I knew from reading the UK press at British consulates that the only thing British people knew about Argentina in late 1975, three months before the Junta's military coup, was that Argentina was to host the 1978 World Cup.
 
In January 1976 from Montevideo, Uruguay, I sent a hand-written article by normal post on what was really happening in Argentina to the Westminster Press group, which owned the Southend Evening Echo and was then the biggest provincial press group in the UK.

It was printed in several WP papers in February, including the Southend Evening Echo, a month before the March 24 coup. I guess that's how I started as a freelancer.
       
If you trained, where? If not, how did you become a freelancer?
I did the NCTJ stint one day a week somewhere in East London. Didn't attend often, didn't learn much, and we studied a weird form of shorthand that was briefly in vogue and whose name I forget.

My real freelance career dates from 1981 after a 1977-80 Latin American Studies university degree course at UCL in London and a year as an English teacher in Bilbao, Basque Country.

My access to the Spanish semi-official news agency EFE wire at their London bureau allowed me to write about post-Franco Spain.
 
Do you specialise in any particular field and what areas do you write about?
I am Spain correspondent for global music industry trade magazine 'Billboard'. I cover the Spanish energy sector for different physical and online newsletters in the UK and US. And I report and analyse the Cuban political and cultural situation - from a pro-Fidel position, by the way.
 
Which publications have you been published in?

In no order: The Guardian, The Independent, City Limits (ex-rival to Time Out), Time Out travel guides, Fodor's travel guides, Birnbaum travel guides, New Musical Express (NME), New Statesman, International Press Institute (IPI) Report, Hollywood Reporter, El País (Spain's top selling daily).
 
Which articles, in which publication, are you the most proud of?
Maybe the February 1976 Argentina piece in Westminster Press media, including the Southend Evening Echo. Many people in Southend who didn't know where I was read it, and said "I didn't have a clue about all that, and when the coup happened I told people 'I know about all this - I read it in the Echo'".

I also had a story on the cover of Billboard in 1999 about Cuba's 'timba' music, explaining that this complex, frenetic, highly danceable form of Cuban salsa reflected the 1990s 'Special Period' in Cuba following the collapse of the Soviet Communist bloc, and the overnight loss of 85 per cent of the country's economy. New York based-Billboard even put the Cuban flag on its cover.
 
What are the best and worst aspects of freelancing?
Best: not using any form of alarm clock, and being able to make a Wednesday a Sunday, or turn Sunday into a Wednesday.

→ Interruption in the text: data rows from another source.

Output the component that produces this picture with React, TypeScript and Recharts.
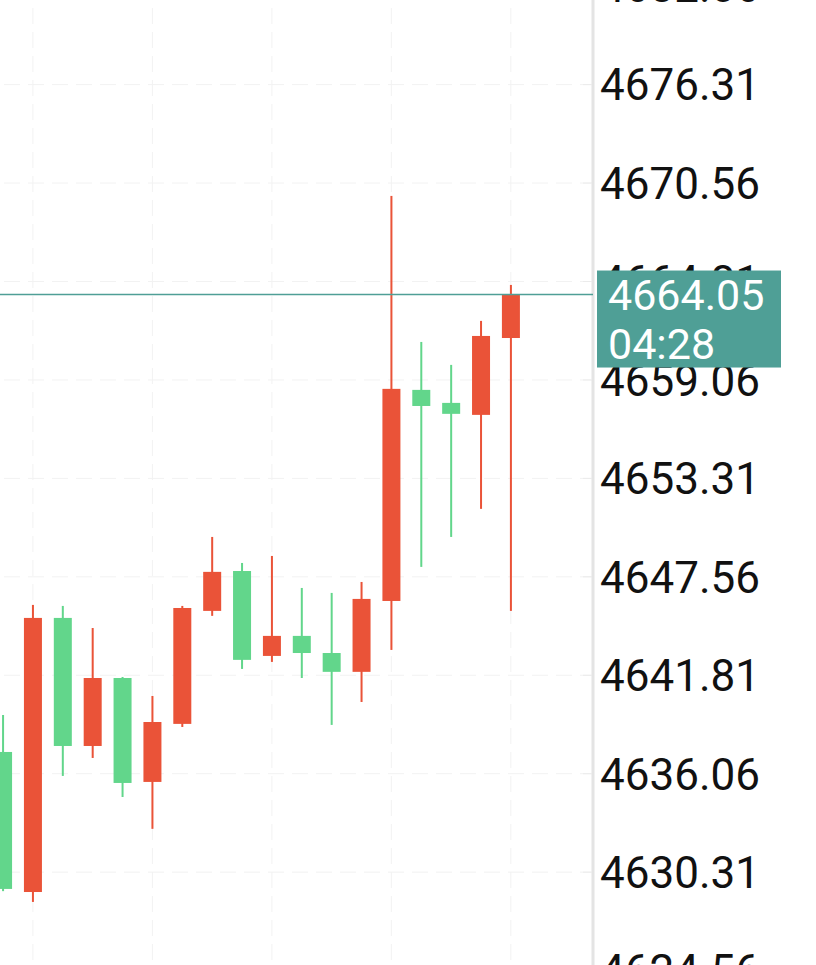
import { ComposedChart, Bar, XAxis, YAxis, CartesianGrid, ReferenceLine } from 'recharts'

// Chinese convention: red = close above open, green = close below open
const UP_COLOR = '#EA5338'
const DOWN_COLOR = '#62D68B'
const PRICE_COLOR = '#4F9F96'

const opens = [4637.33, 4629.15, 4645.16, 4637.68, 4641.65, 4635.58, 4638.97, 4645.57, 4647.9, 4642.94, 4644.11, 4643.11, 4642.01, 4646.15, 4658.48, 4657.72, 4657.02, 4661.51]
const highs = [4639.49, 4645.92, 4645.86, 4644.57, 4641.71, 4640.6, 4645.86, 4649.89, 4648.37, 4648.78, 4646.91, 4646.62, 4647.26, 4669.81, 4661.28, 4659.94, 4662.51, 4664.61]
const lows = [4629.2, 4628.57, 4635.93, 4636.98, 4634.7, 4632.84, 4638.79, 4645.28, 4642.18, 4642.59, 4641.65, 4638.91, 4640.25, 4643.29, 4648.14, 4649.89, 4651.53, 4645.57]
const closes = [4629.33, 4645.16, 4637.68, 4641.65, 4635.52, 4639.08, 4645.74, 4647.85, 4642.71, 4644.11, 4643.11, 4642.01, 4646.27, 4658.54, 4657.54, 4657.08, 4661.63, 4664.05]

const priceTicks = [4682.06, 4676.31, 4670.56, 4664.81, 4659.06, 4653.31, 4647.56, 4641.81, 4636.06, 4630.31, 4624.56]
const gridIndexes = [1, 5, 9, 13, 17]
const lastPrice = 4664.05
const countdown = '04:28'

const X_DOMAIN: [number, number] = [-0.77, 19.75]
const Y_DOMAIN: [number, number] = [4622.55, 4683.59]

const data = opens.map((open, i) => ({
  i,
  open,
  high: highs[i],
  low: lows[i],
  close: closes[i],
  range: [lows[i], highs[i]],
}))

function Candle(props: any) {
  const { x, y, width, height, payload } = props
  const top = Math.min(y, y + height)
  const h = Math.abs(height)
  const { open, close, high, low } = payload
  const k = high === low ? 0 : h / (high - low)
  const yOf = (v: number) => top + (high - v) * k
  const cx = x + width / 2
  const color = close >= open ? UP_COLOR : DOWN_COLOR
  const bodyTop = yOf(Math.max(open, close))
  const bodyH = Math.max(2, yOf(Math.min(open, close)) - bodyTop)
  return (
    <g>
      <rect x={cx - 1} y={top} width={2} height={h} fill={color} />
      <rect x={x} y={bodyTop} width={width} height={bodyH} fill={color} />
    </g>
  )
}

function PriceTick(props: any) {
  const { x, y, payload } = props
  return (
    <g>
      <line x1={x - 10} x2={x - 1} y1={y} y2={y} stroke="#ebebeb" strokeWidth={1} />
      <text x={x + 7} y={y} dy="0.36em" textAnchor="start" fontSize={44} fontFamily="Roboto" fill="#111">
        {Number(payload.value).toFixed(2)}
      </text>
    </g>
  )
}

function PriceTag(props: any) {
  const vb = props.viewBox || {}
  const left = vb.x + vb.width + 4
  const mid = vb.y
  return (
    <g>
      <rect x={left} y={mid - 24} width={184} height={97} fill={PRICE_COLOR} />
      <text x={left + 11} y={mid} dy="0.36em" fontSize={43} fontFamily="Roboto" fill="#fff">
        {lastPrice.toFixed(2)}
      </text>
      <text x={left + 11} y={mid + 49} dy="0.36em" fontSize={43} fontFamily="Roboto" fill="#fff">
        {countdown}
      </text>
    </g>
  )
}

const chartStyle = { position: 'absolute' as const, left: -20, top: -40 }
const chartMargin = { top: 0, right: 0, bottom: 0, left: 0 }

export default function App() {
  return (
    <div style={{ position: 'relative', width: 816, height: 965, overflow: 'hidden', background: '#fff' }}>
      <style>{'body{margin:0}'}</style>
      <ComposedChart width={836} height={1045} data={data} margin={chartMargin} style={chartStyle}>
        <CartesianGrid stroke="#f2f2f2" strokeDasharray="16 8" />
        <XAxis type="number" dataKey="i" domain={X_DOMAIN} allowDataOverflow ticks={gridIndexes} hide />
        <YAxis
          orientation="right"
          width={223}
          domain={Y_DOMAIN}
          allowDataOverflow
          ticks={priceTicks}
          interval={0}
          axisLine={{ stroke: '#e4e4e4', strokeWidth: 3 }}
          tickLine={false}
          tickSize={0}
          tickMargin={0}
          tick={<PriceTick />}
        />
        <Bar dataKey="range" barSize={18} shape={<Candle />} isAnimationActive={false} />
      </ComposedChart>
      {/* overlay: last-price line and tag drawn above the axis labels */}
      <ComposedChart width={836} height={1045} data={data} margin={chartMargin} style={chartStyle}>
        <XAxis type="number" dataKey="i" domain={X_DOMAIN} allowDataOverflow hide />
        <YAxis orientation="right" width={223} domain={Y_DOMAIN} allowDataOverflow axisLine={false} tickLine={false} tick={false} />
        <ReferenceLine y={lastPrice} stroke={PRICE_COLOR} strokeWidth={1.5} label={<PriceTag />} />
      </ComposedChart>
    </div>
  )
}
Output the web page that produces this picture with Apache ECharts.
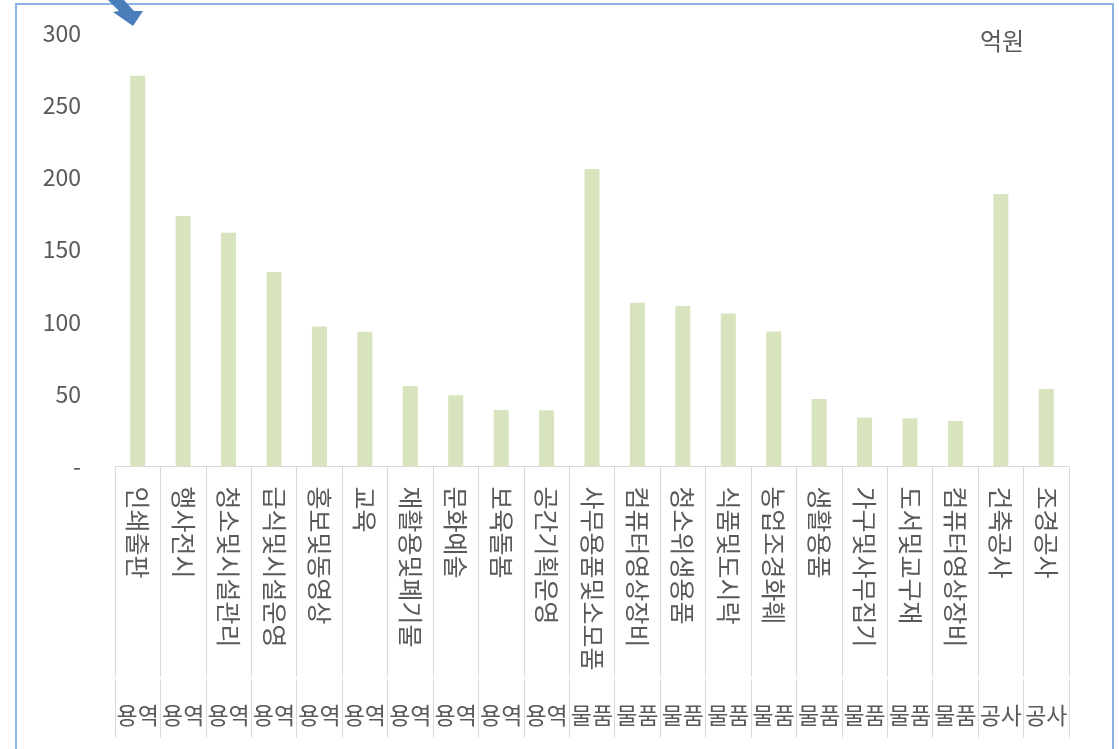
<!DOCTYPE html>
<html>
<head>
<meta charset="utf-8">
<script src="https://cdn.jsdelivr.net/npm/echarts@6/dist/echarts.min.js"></script>
<style>
html,body{margin:0;padding:0;background:#fff;}
#chart{width:1119px;height:749px;}
</style>
</head>
<body>
<div id="chart"></div>
<script>
var categories = ['인쇄출판','행사전시','청소및시설관리','급식및시설운영','홍보및동영상','교육','재활용및폐기물','문화예술','보육돌봄','공간기획운영',
  '사무용품및소모품','컴퓨터영상장비','청소위생용품','식품및도시락','농업조경화훼','생활용품','가구및사무집기','도서및교구재','컴퓨터영상장비','건축공사','조경공사'];
var groups = ['용역','용역','용역','용역','용역','용역','용역','용역','용역','용역',
  '물품','물품','물품','물품','물품','물품','물품','물품','물품','공사','공사'];
var values = [270.4,173.4,161.8,134.6,96.8,93.3,55.7,49.3,39.1,38.9,
  205.9,113.4,111.1,105.8,93.5,46.7,33.8,33.3,31.5,188.6,53.6];
var yTicks = [0,50,100,150,200,250,300];
var unitLabel = '억원';

var FONT = '"Noto Sans CJK KR","Noto Sans",sans-serif';
var TXT = '#595959';
var SEP = '#d9d9d9';

var chart = echarts.init(document.getElementById('chart'), null, {renderer:'canvas'});
chart.setOption({
  animation:false,
  backgroundColor:'#ffffff',
  grid:{left:115, right:50, top:33, bottom:282.5, containLabel:false},
  xAxis:[{
    type:'category', data:categories, position:'bottom',
    axisLine:{show:true, lineStyle:{color:SEP, width:1}},
    axisTick:{show:true, interval:0, length:210, lineStyle:{color:SEP, width:1}},
    axisLabel:{interval:0, rotate:-90, margin:20, color:TXT, fontSize:25, fontFamily:FONT}
  },{
    type:'category', data:groups, position:'bottom', offset:213,
    axisLine:{show:false},
    axisTick:{show:true, interval:0, length:58, lineStyle:{color:SEP, width:1}},
    axisLabel:{interval:0, margin:24, color:TXT, fontSize:23, fontFamily:FONT}
  }],
  yAxis:{
    type:'value', min:0, max:300, interval:50,
    axisLine:{show:false}, axisTick:{show:false}, splitLine:{show:false},
    axisLabel:{margin:34, color:TXT, fontSize:23, fontFamily:FONT,
      formatter:function(v){ return yTicks.indexOf(v) >= 0 ? (v === 0 ? '-' : String(v)) : ''; }}
  },
  series:[{
    type:'bar', data:values, xAxisIndex:0, barWidth:15,
    itemStyle:{color:'#d7e4bd'}
  }],
  graphic:[
    {type:'rect', shape:{x:16, y:4, width:1097, height:800}, style:{fill:'none', stroke:'#8db3e2', lineWidth:2}, silent:true, z:0},
    {type:'polygon', shape:{points:[[108,0],[124,0],[134,11],[143,11],[133,26],[113,12],[119,11]]}, style:{fill:'#4a7ebb'}, silent:true},
    {type:'text', left:980, top:29, style:{text:unitLabel, fill:TXT, font:'24px ' + FONT}}
  ]
});
</script>
</body>
</html>
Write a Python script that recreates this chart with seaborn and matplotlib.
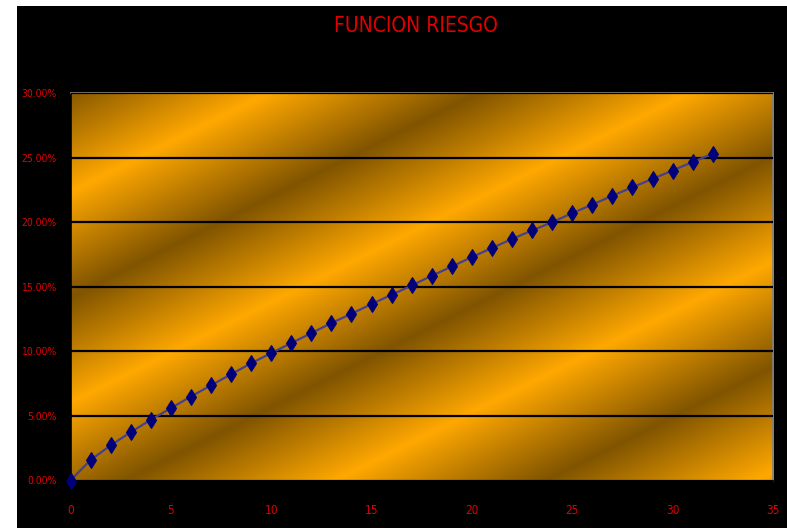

Worst: rates do not keep pace with cost of living, not having any future retirement pension (in my case). I used to miss the usual social life and/or office gossip associated with work pals, but I've forgotten about that.
 
Do you have any interesting anecdotes in relation to your experience as a freelancer?
Just in general: I'm seen as wacky and eccentric in Madrid because I cycle to most interviews or presentations (bicycles are still very rare in Madrid), and between May-October wear short trousers and Menorcan leather flip-flops.

That is accepted by the suit-and-tie mob only because I am an Anglo-Saxon freelancer (many think I'm American because of Billboard).